Small business social media use ‘more natural’
Friday, March 4, 2011/
A new report reveals small businesses spend more of their marketing budgets on digital strategies than their larger counterparts, and are more inclined to embrace social media because their participation is perceived to be more natural.
The report, titled B2B Marketing Outlook Australia 2011, was compiled by B2B marketing consulting agency Green Hat in conjunction with the Australian Marketing Institute, the Australian Direct Marketing Association and B2B Marketing.
Based on a survey of 200 marketers, the report reveals small companies will allocate 29% of their budget to digital marketing this year, compared to 13% of large companies.
“An interesting finding of this research is that a higher proportion of companies with larger marketing budgets – over $500,000 – don’t use any social media,” the report says.
“Drilling further, 75% of companies with marketing budgets under $500,000 used at least one form of social media, while almost a third of those with budgets over $500,000 did not use any social media at all.”
According to Green Hat director Andrew Kent, large organisations typically take longer to get things going with regard to social media while smaller businesses can often introduce new initiatives a lot faster.
“Social media also has a lot to do with personality and personal representation. For a smaller business, the senior managers or founders are often a fairly important part of the brand, so social media is a more natural fit for them,” Kent says.

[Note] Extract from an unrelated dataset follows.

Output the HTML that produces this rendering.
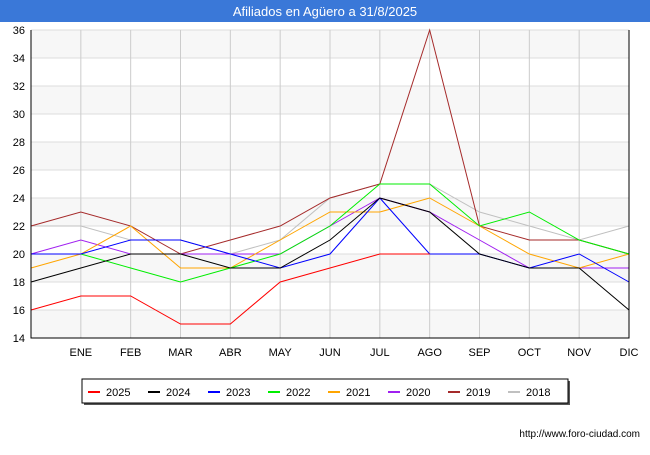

Kent says social media also allows small business owners to network regardless of where they are or what time it is.
“If you look at B2B marketing, and you take what happened in small businesses with B2B marketing, they do quite a lot of networking,” he says
“The same strategy applies to the digital world. How does a small businessman find the time to network? It’s a constant juggling act.”
“The benefit [of social media] is that a small businessman can go online at 1am at night and participate [in online discussions].”
Kent says the survey highlights the extent to which business will embrace digital strategies in the future, claiming 90% of the companies surveyed have a website and plan to do more with regard to boosting their online presence.
“In terms of B2B businesses, most have websites. But with B2C, you need to consider what sort of business you are and how people find you [when allocating your marketing budget],” he says.
“If you’re a coffee shop, you’re not going to have too many customers going online to find you and research the business.”
Kent says he expects big businesses to embrace social media in the future because it is “probably more effective than silence”.
A recent example of this is the major banks, all of which now employ people to maintain their Facebook and Twitter accounts as they seek to boost their credibility on social media sites.
The Commonwealth Bank, Westpac, NAB and ANZ all have dedicated teams to promote new products and respond to messages from customers on their public social networking profiles in a hands-on approach to monitoring their brands online.